February 23, 2018

Silence, then …
observation.
Discreet, unannounced 

{Silence, that’s
durationless;
uninterpreted:
rejection or reserve;
departure or discipline?}

… Then, silence.*

8.00 am: A communion. 8.30 am: I began finalising the texts for the I. Nothing. Lack album before sending it off to my trusted ‘remote ear’ for a discerning appraisal and feedback. I’ll also need the go-ahead for publication from the Royal Commission on the Ancient and Historical Monuments of Wales, and to initiate further discussions with them about the future of sound/dementia studies. I would not have imagined, a year ago, my work having any relationship with medical science. This was never my ambition; I did not choose this path. It arose, rather, as the natural outcome of a way of thinking and acting. To my mind, this is when the dimension of so-called ‘public impact’ to research is authentic. Too often, the researcher strains to make the work relevant or possess an application that isn’t native to its nature.

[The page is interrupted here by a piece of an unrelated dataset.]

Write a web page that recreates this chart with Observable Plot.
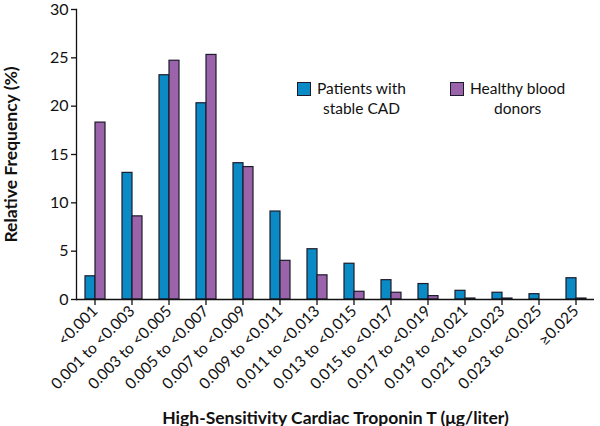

I believe in the notions of pure research and art for art’s sake. But I’m also increasingly convinced that art can, on occasion, have a ‘reach’ beyond both its intent and the narrow (in my case) bounds of its assumed audience. The general public are far more receptive to ‘difficult’ work than one might imagine. However, that receptivity needs to be acquired and tutored. The artist has a responsibility to ‘educate’ and grow an audience by initiating a conversation with them. The public aren’t stupid, for the most part. They’re just require an informed context, the tools to hear, an openness to new ideas and experiences, and patient trust.

9.00 am: A view into the studio, where I’ll be returning for the next few weeks:

11.30 am: Off, then, to the see the nurse and be unstitched:

I’ve moved to a village surgery. In contrast to my previous practice, the space is intimate, visually noisy, personable, humane, and technologically ‘lite’ (no screens, automated check-in, and terse robotic voice). The nurse tackled a knotty problem with finesse. There were few ‘ouches’ under the breath on my part. (I was a brave boy.):

1.45 pm: A enjoyed a hastily eaten beans on toast before climbing back onto the study chair. Now that the I. Nothing. Lack. was in the birth canal (as it were), I could return to ‘The Talking Bible’ project. ‘Now where was I?’

Having completed the digitisation of the vinyl set, I was ready to undertake a superimposition of all the individual files representing the sides of the vinyl discs. This may create an accumulated sound that is either deadpan and obvious or else almost mystical in the outcome. Before I began the process of mixing-down whole books of the Bible, I reviewed the tracks and works related to the album in general that I’d made to date. The experience of undertaking I. Nothing. Lack has helped to clarify aspects of my approach to this album of works. How often, for me, have the problems of one work been solved in terms of another.

7.30 pm: There’s no shortcut to mixdown on this scale. So, I set the process in motion for the remainder of the evening.